Why, one might ask—and many have—do Rosenshine's Principles of Instruction place such low expectations on students? Why does it treat students as though they are less than capable right off the bat? Here are some of those principles:

  • Begin a lesson with a short review of previous learning.

  • Present new material in small steps with student practice after each step.

  • Obtain a high success rate.

  • Provide scaffolds for difficult tasks.

A simple answer—one that has been given many times, I think—is that your feelings about low expectations and students' feelings about their self-efficacy are irrelevant. The principles are derived from research around the most effective teacher behaviors for classroom instruction, so you should follow them. The deeper answer, though, is that, actually, your feelings about low expectations and students' feelings about their self-efficacy are out of whack with how human beings are built.
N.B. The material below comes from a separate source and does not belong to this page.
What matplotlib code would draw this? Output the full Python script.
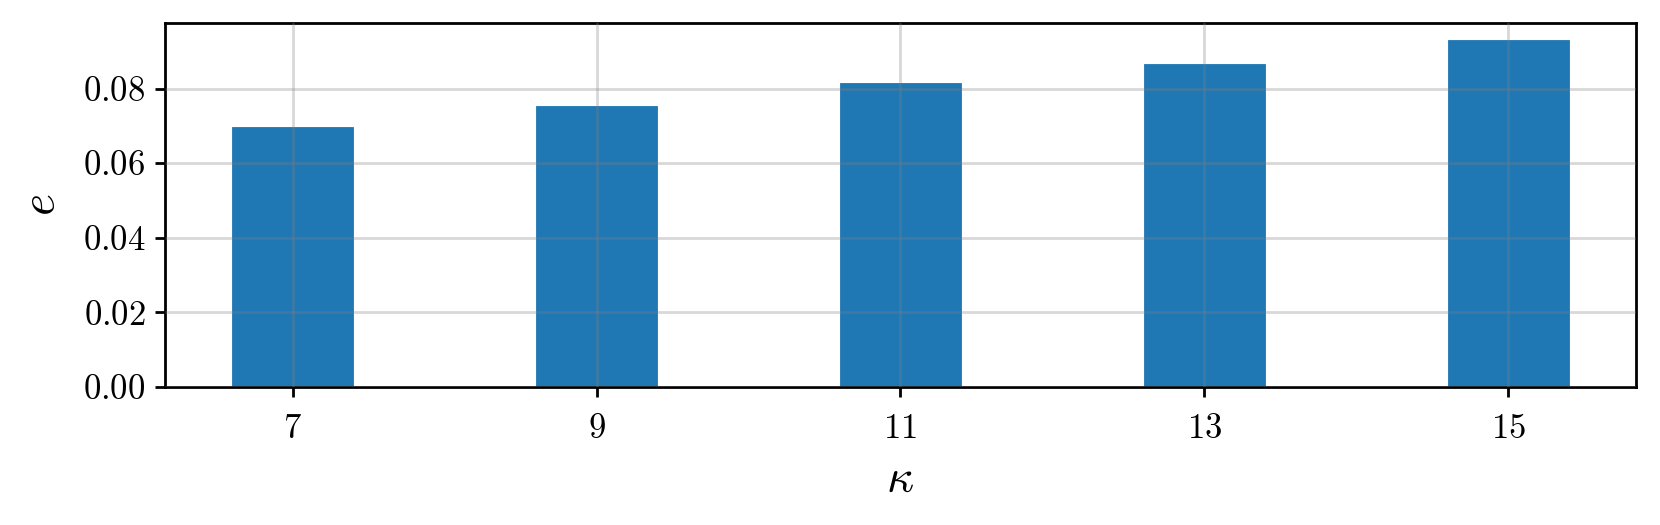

The principles do not place low expectations on students. Your expectations are generally too high. And the principles do not treat students as 'less than.' People tend to think their abilities are greater than they actually are.

The distorted images provided by hindsight (we know how wheels work now) and overinflated ego (most of us couldn't build a usable, reliable wheel-and-axle if our lives depended on it) make it easy to believe that the wheel and its applications to solving other problems were relatively straightforward and easy developments in our species' inevitable linear march toward 'progress,' just as they make it easy to believe that "you guys should know this by now." But that's not how people work. Our imaginations, which are housed in our working memories, are too limited. The development of the wheel happened in fits and starts and incrementally, over a long period of time. The development of new learning must be seen in the same light.